** START **

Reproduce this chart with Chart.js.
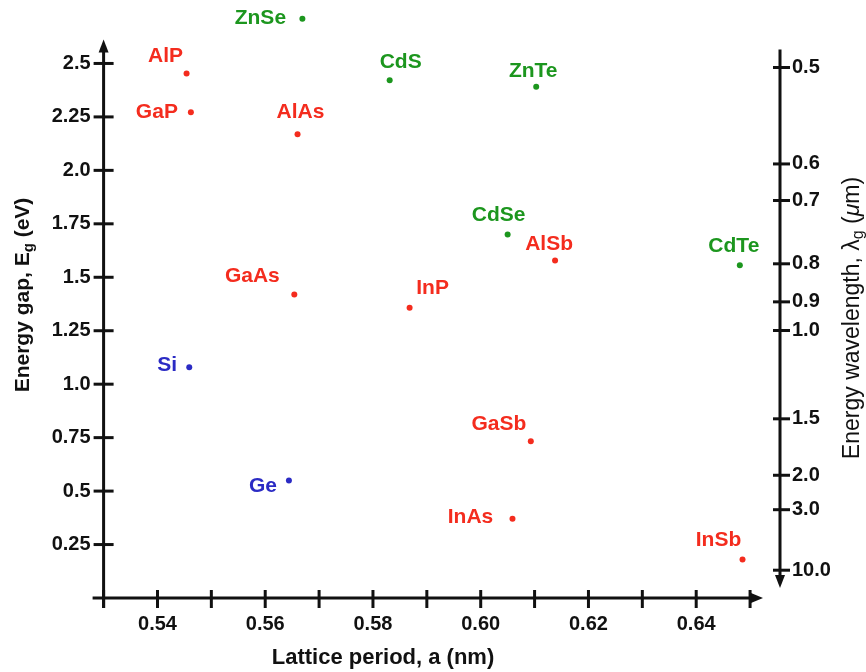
<!DOCTYPE html>
<html><head><meta charset="utf-8">
<script src="https://cdn.jsdelivr.net/npm/chart.js@4"></script>
<style>html,body{margin:0;padding:0;background:#fff}canvas{display:block}</style>
</head><body>
<canvas id="c" width="866" height="672"></canvas>
<script>
// ---- data ----
const iiivNames   = ['AlP','GaP','AlAs','GaAs','InP','AlSb','GaSb','InAs','InSb'];
const iiivLattice = [0.5454,0.5462,0.5660,0.5654,0.5868,0.6138,0.6093,0.6059,0.6486];
const iiivGap     = [2.453,2.272,2.169,1.419,1.357,1.578,0.733,0.371,0.180];

const iiviNames   = ['ZnSe','CdS','ZnTe','CdSe','CdTe'];
const iiviLattice = [0.5669,0.5831,0.6103,0.6050,0.6481];
const iiviGap     = [2.709,2.421,2.391,1.700,1.556];

const ivNames     = ['Si','Ge'];
const ivLattice   = [0.5459,0.5644];
const ivGap       = [1.079,0.549];

const xTickValues = [0.53,0.54,0.55,0.56,0.57,0.58,0.59,0.60,0.61,0.62,0.63,0.64,0.65];
const xTickLabels = ['','0.54','','0.56','','0.58','','0.60','','0.62','','0.64',''];
const yTickValues = [0.25,0.5,0.75,1.0,1.25,1.5,1.75,2.0,2.25,2.5];
const yTickLabels = ['0.25','0.5','0.75','1.0','1.25','1.5','1.75','2.0','2.25','2.5'];
const wavelengthLabels = ['0.5','0.6','0.7','0.8','0.9','1.0','1.5','2.0','3.0','10.0'];
const wavelengthGapPositions = [2.481,2.030,1.859,1.563,1.385,1.251,0.838,0.574,0.413,0.130];

// ---- styling ----
const RED = '#f42c1e', GREEN = '#1c961e', BLUE = '#2b2bc4', INK = '#111111';
const FAMILY = '"Liberation Sans", Arial, Helvetica, sans-serif';
const Y_ARROW_TIP = 2.612;   // where the left axis arrow ends (axis units)
const labelOffsets = {
  AlP:[-21,-17], GaP:[-34,0], AlAs:[3,-22], GaAs:[-42,-18], InP:[23,-20], AlSb:[-6,-16],
  GaSb:[-32,-17], InAs:[-42,-1], InSb:[-24,-19],
  ZnSe:[-42,-1], CdS:[11,-18], ZnTe:[-3,-16], CdSe:[-9,-19], CdTe:[-6,-19],
  Si:[-22,-2], Ge:[-26,6]
};

const mk = (names, xs, ys) => xs.map((x, i) => ({x: x, y: ys[i], name: names[i]}));
const pointStyle = c => ({backgroundColor: c, borderColor: c, pointRadius: 3, pointHoverRadius: 3, borderWidth: 0, clip: false});

const decoPlugin = {
  id: 'deco',
  afterDraw(chart) {
    const ctx = chart.ctx, a = chart.chartArea;
    const xs = chart.scales.x, ys = chart.scales.y, y2 = chart.scales.y2;
    ctx.save();
    ctx.strokeStyle = INK; ctx.fillStyle = INK; ctx.lineWidth = 3; ctx.lineCap = 'butt';
    const line = (x1, y1, x2, y2_) => { ctx.beginPath(); ctx.moveTo(x1, y1); ctx.lineTo(x2, y2_); ctx.stroke(); };
    const tri = (p) => { ctx.beginPath(); ctx.moveTo(p[0], p[1]); ctx.lineTo(p[2], p[3]); ctx.lineTo(p[4], p[5]); ctx.closePath(); ctx.fill(); };
    const x0 = xs.getPixelForValue(xs.min);
    const yb = ys.getPixelForValue(0);
    const yt = ys.getPixelForValue(Y_ARROW_TIP);
    // left axis
    line(x0, yt + 10, x0, yb + 10);
    tri([x0, yt, x0 - 5, yt + 13, x0 + 5, yt + 13]);
    ys.ticks.forEach(t => { const py = ys.getPixelForValue(t.value); line(x0 - 10, py, x0 + 10, py); });
    // bottom axis
    line(x0 - 11, yb, a.right - 9, yb);
    tri([a.right, yb, a.right - 12, yb - 5, a.right - 12, yb + 5]);
    xs.ticks.forEach(t => { const px = xs.getPixelForValue(t.value); line(px, yb - 8, px, yb + 10); });
    // right axis
    const xr = a.right + 17;
    line(xr, yt + 10, xr, yb - 20);
    tri([xr, yb - 10, xr - 5, yb - 23, xr + 5, yb - 23]);
    y2.ticks.forEach(t => { const py = y2.getPixelForValue(t.value); line(xr - 7, py, xr + 10, py); });

    // point labels
    ctx.textAlign = 'center'; ctx.textBaseline = 'middle';
    ctx.font = 'bold 21px ' + FAMILY;
    chart.data.datasets.forEach((ds, di) => {
      const meta = chart.getDatasetMeta(di);
      ctx.fillStyle = ds.backgroundColor;
      meta.data.forEach((el, j) => {
        const nm = ds.data[j].name, off = labelOffsets[nm] || [0, -18];
        ctx.fillText(nm, el.x + off[0], el.y + off[1]);
      });
    });

    // axis titles
    ctx.fillStyle = INK;
    const drawParts = (parts, cx, cy, rot) => {
      ctx.save(); ctx.translate(cx, cy); ctx.rotate(rot);
      ctx.textAlign = 'left'; ctx.textBaseline = 'middle';
      let total = 0;
      parts.forEach(p => { ctx.font = p.font; p.w = ctx.measureText(p.t).width; total += p.w; });
      let x = -total / 2;
      parts.forEach(p => { ctx.font = p.font; ctx.fillText(p.t, x, p.dy || 0); x += p.w; });
      ctx.restore();
    };
    const B21 = 'bold 21px ' + FAMILY, B15 = 'bold 15px ' + FAMILY;
    drawParts([{t: 'Energy gap, E', font: B21}, {t: 'g', font: B15, dy: 6}, {t: ' (eV)', font: B21}], 23, 295, -Math.PI / 2);
    const R23 = '23px ' + FAMILY, R16 = '16px ' + FAMILY, I23 = 'italic 23px ' + FAMILY;
    drawParts([{t: 'Energy wavelength, λ', font: R23}, {t: 'g', font: R16, dy: 6}, {t: ' (', font: R23}, {t: 'μ', font: I23}, {t: 'm)', font: R23}], 853, 318, -Math.PI / 2);
    drawParts([{t: 'Lattice period, a (nm)', font: 'bold 22px ' + FAMILY}], 383, 658, 0);
    ctx.restore();
  }
};

const tickFont = {family: FAMILY, size: 20, weight: 'bold'};
const noPad = s => { s.paddingTop = 0; s.paddingBottom = 0; s.paddingLeft = 0; s.paddingRight = 0; };

new Chart(document.getElementById('c'), {
  type: 'scatter',
  data: {
    datasets: [
      Object.assign({label: 'III-V', data: mk(iiivNames, iiivLattice, iiivGap)}, pointStyle(RED)),
      Object.assign({label: 'II-VI', data: mk(iiviNames, iiviLattice, iiviGap)}, pointStyle(GREEN)),
      Object.assign({label: 'IV', data: mk(ivNames, ivLattice, ivGap)}, pointStyle(BLUE))
    ]
  },
  options: {
    responsive: false, animation: false, devicePixelRatio: 1, events: [],
    layout: {padding: {top: 10, left: 0, right: 0, bottom: 0}},
    plugins: {legend: {display: false}, tooltip: {enabled: false}},
    scales: {
      x: {
        type: 'linear', position: 'bottom', min: 0.53, max: 0.6524,
        grid: {display: false, drawTicks: false}, border: {display: false},
        afterBuildTicks: s => { s.ticks = xTickValues.map(v => ({value: v})); },
        afterFit: s => { s.height = 74; noPad(s); },
        ticks: {autoSkip: false, maxRotation: 0, padding: 14, color: INK, font: tickFont,
                callback: (v, i) => xTickLabels[i]}
      },
      y: {
        type: 'linear', position: 'left', min: 0, max: 2.75,
        grid: {display: false, drawTicks: false}, border: {display: false},
        afterBuildTicks: s => { s.ticks = yTickValues.map(v => ({value: v})); },
        afterFit: s => { s.width = 103.6; noPad(s); },
        ticks: {autoSkip: false, padding: 13, color: INK, font: tickFont,
                callback: (v, i) => yTickLabels[i]}
      },
      y2: {
        type: 'linear', position: 'right', min: 0, max: 2.75,
        grid: {display: false, drawTicks: false}, border: {display: false},
        afterBuildTicks: s => { s.ticks = wavelengthGapPositions.map(v => ({value: v})); },
        afterFit: s => { s.width = 103; noPad(s); },
        ticks: {autoSkip: false, padding: 29, color: INK, font: tickFont,
                callback: (v, i) => wavelengthLabels[i]}
      }
    }
  },
  plugins: [decoPlugin]
});
</script>
</body></html>
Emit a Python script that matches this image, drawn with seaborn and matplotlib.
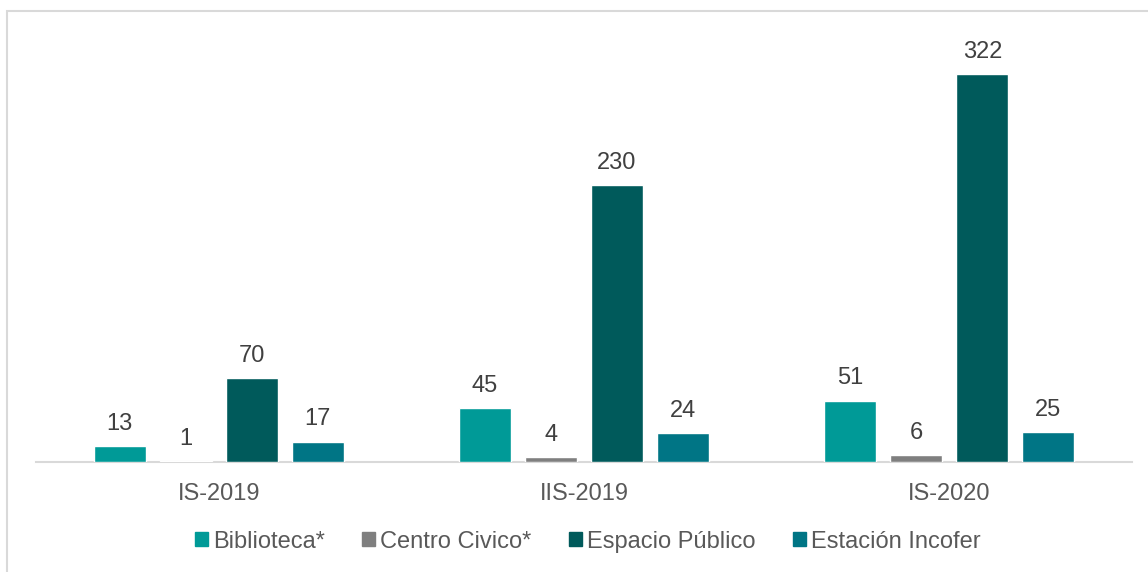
import pandas as pd
import numpy as np
import matplotlib.pyplot as plt
import seaborn as sns
from matplotlib.patches import Rectangle

# data
periodos = ["IS-2019", "IIS-2019", "IS-2020"]
tipos = ["Biblioteca*", "Centro Civico*", "Espacio Público", "Estación Incofer"]
biblioteca = [13, 45, 51]
centro_civico = [1, 4, 6]
espacio_publico = [70, 230, 322]
estacion_incofer = [17, 24, 25]

colores = ["#009A97", "#7F7F7F", "#005A5B", "#007585"]

df = pd.DataFrame({
    "periodo": periodos * 4,
    "tipo": np.repeat(tipos, 3),
    "valor": biblioteca + centro_civico + espacio_publico + estacion_incofer,
})

sns.set_style("white")
plt.rcParams["font.family"] = ["Liberation Sans", "DejaVu Sans"]

fig = plt.figure(figsize=(11.48, 5.72), dpi=100)
ax = fig.add_axes([36 / 1148, 110 / 572, 1096 / 1148, 422 / 572])

sns.barplot(data=df, x="periodo", y="valor", hue="tipo", order=periodos,
            hue_order=tipos, palette=colores, width=0.723, gap=0.215,
            saturation=1, ax=ax, legend=True, zorder=3)

for cont in ax.containers:
    ax.bar_label(cont, padding=8, fontsize=17, color="#404040")

ax.set_xlim(-0.5, 2.5)
ax.set_ylim(0, 350.2)
ax.set_xlabel("")
ax.set_ylabel("")
ax.set_yticks([])
ax.tick_params(axis="x", length=0, pad=15, labelsize=17, labelcolor="#595959")
for s in ["top", "left", "right"]:
    ax.spines[s].set_visible(False)
ax.spines["bottom"].set_color("#D9D9D9")
ax.spines["bottom"].set_linewidth(1.5)
ax.spines["bottom"].set_zorder(1)

ax.legend_.remove()
handles = [Rectangle((0, 0), 1, 1, color=c) for c in colores]
fig.legend(handles, tipos, loc="center", bbox_to_anchor=(0.512, 0.053), ncol=4,
           frameon=False, fontsize=17, handlelength=0.55, handleheight=0.55,
           handletextpad=0.2, columnspacing=1.6, labelcolor="#595959")

# chart border
fig.patches.append(Rectangle((7 / 1148, -0.1), 1.2, 1 - 11 / 572 + 0.1,
                             transform=fig.transFigure, fill=False,
                             edgecolor="#D9D9D9", linewidth=1.5))

fig.savefig("out.png", dpi=100)
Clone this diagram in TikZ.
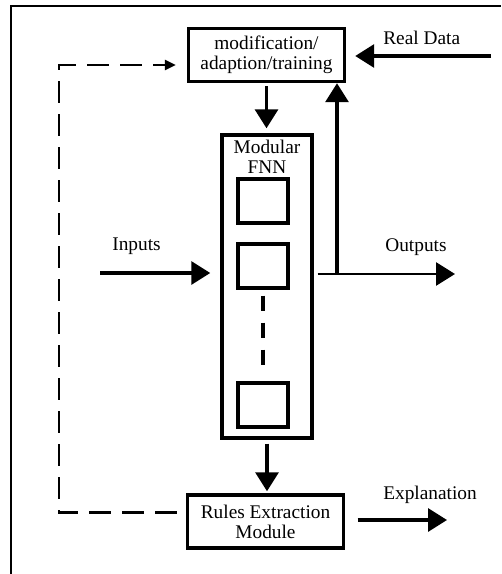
\documentclass[tikz,border=0pt]{standalone}
\usepackage{fontspec}
\setmainfont{Liberation Serif}
\usetikzlibrary{positioning}
\usetikzlibrary{arrows.meta}
\tikzset{%
  bigarrow/.style = {-{Triangle[length=0.38cm,width=0.46cm]},line width=0.065cm},
  fbarrow/.style = {-{Triangle[length=0.22cm,width=0.2cm]},line width=0.05cm,
        dash pattern=on 0.43cm off 0.23cm},
  blk/.style = {rectangle,draw,line width=0.07cm,minimum width=3.12cm,
        minimum height=1.06cm,align=center,inner sep=0pt},
  unit/.style = {rectangle,draw,line width=0.07cm,minimum width=1.0cm,
        minimum height=0.88cm},
  lbl/.style = {inner sep=0pt,anchor=base west}
}
\begin{document}
\begin{tikzpicture}[x=0.02cm,y=-0.02cm]\fontsize{11}{11.4}\selectfont
  \useasboundingbox (0,0) rectangle (501,574);
  \draw[line width=0.045cm] (11,574) -- (11,6) -- (501,6);

  \node[blk] (train) at (266.5,55) {modification/\\adaption/training};
  \node[rectangle,draw,line width=0.07cm,minimum width=1.8cm,
        minimum height=6.06cm] (fnn) at (267,286.5) {};
  \node[align=center,below=0pt of fnn.north] (fnnlbl) {Modular\\FNN};
  \node[unit] (u1) at (263,201) {};
  \node[unit] (u2) at (263,266) {};
  \node[unit] (u3) at (263,405) {};
  \node[blk] (rules) at (265.5,521.5) {Rules Extraction\\Module};

  \coordinate (realin) at (491,56);
  \coordinate (inp) at (100,273);
  \coordinate (split) at (337,274);
  \coordinate (outp) at (455,274);
  \coordinate (expl) at (447,520);

  \node[lbl] (reallbl) at (383,45) {Real Data};
  \node[lbl] (inlbl) at (112,250) {Inputs};
  \node[lbl] (outlbl) at (385,251) {Outputs};
  \node[lbl] (expllbl) at (383,499) {Explanation};

  \draw[bigarrow,shorten >=0.18cm] (realin) -- (realin -| train.east);
  \draw[bigarrow,shorten <=0.06cm,shorten >=0.1cm] (train.south) -- (train.south |- fnn.north);
  \draw[bigarrow,shorten >=0.2cm] (inp) -- (inp -| fnn.west);
  \draw[bigarrow,line width=0.055cm,shorten <=0.08cm] (fnn.east |- split) -- (outp);
  \draw[bigarrow] (split) -- (split |- train.south);
  \draw[bigarrow,shorten <=0.08cm,shorten >=0.04cm] (fnn.south) -- (fnn.south |- rules.north);
  \draw[bigarrow,shorten <=0.25cm] (rules.east |- expl) -- (expl);

  \draw[line width=0.065cm,dash pattern=on 0.3cm off 0.24cm,
        shorten <=0.12cm,shorten >=0.26cm] (u2) -- (u3);
  \draw[fbarrow,shorten <=0.18cm,shorten >=0.22cm] ([yshift=0.18cm]rules.west)
        -- ++(-127,0) |- ([yshift=-0.2cm]train.west);
\end{tikzpicture}
\end{document}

** END **

» Goal: Quote word for word only the lines above from the one containing "Emit a Python" through the one containing "saturation=1, ax=ax, legend=True, zorder=3)". Pictures stay out of your copy.

» The reply:
Emit a Python script that matches this image, drawn with seaborn and matplotlib.
import pandas as pd
import numpy as np
import matplotlib.pyplot as plt
import seaborn as sns
from matplotlib.patches import Rectangle

# data
periodos = ["IS-2019", "IIS-2019", "IS-2020"]
tipos = ["Biblioteca*", "Centro Civico*", "Espacio Público", "Estación Incofer"]
biblioteca = [13, 45, 51]
centro_civico = [1, 4, 6]
espacio_publico = [70, 230, 322]
estacion_incofer = [17, 24, 25]

colores = ["#009A97", "#7F7F7F", "#005A5B", "#007585"]

df = pd.DataFrame({
    "periodo": periodos * 4,
    "tipo": np.repeat(tipos, 3),
    "valor": biblioteca + centro_civico + espacio_publico + estacion_incofer,
})

sns.set_style("white")
plt.rcParams["font.family"] = ["Liberation Sans", "DejaVu Sans"]

fig = plt.figure(figsize=(11.48, 5.72), dpi=100)
ax = fig.add_axes([36 / 1148, 110 / 572, 1096 / 1148, 422 / 572])

sns.barplot(data=df, x="periodo", y="valor", hue="tipo", order=periodos,
            hue_order=tipos, palette=colores, width=0.723, gap=0.215,
            saturation=1, ax=ax, legend=True, zorder=3)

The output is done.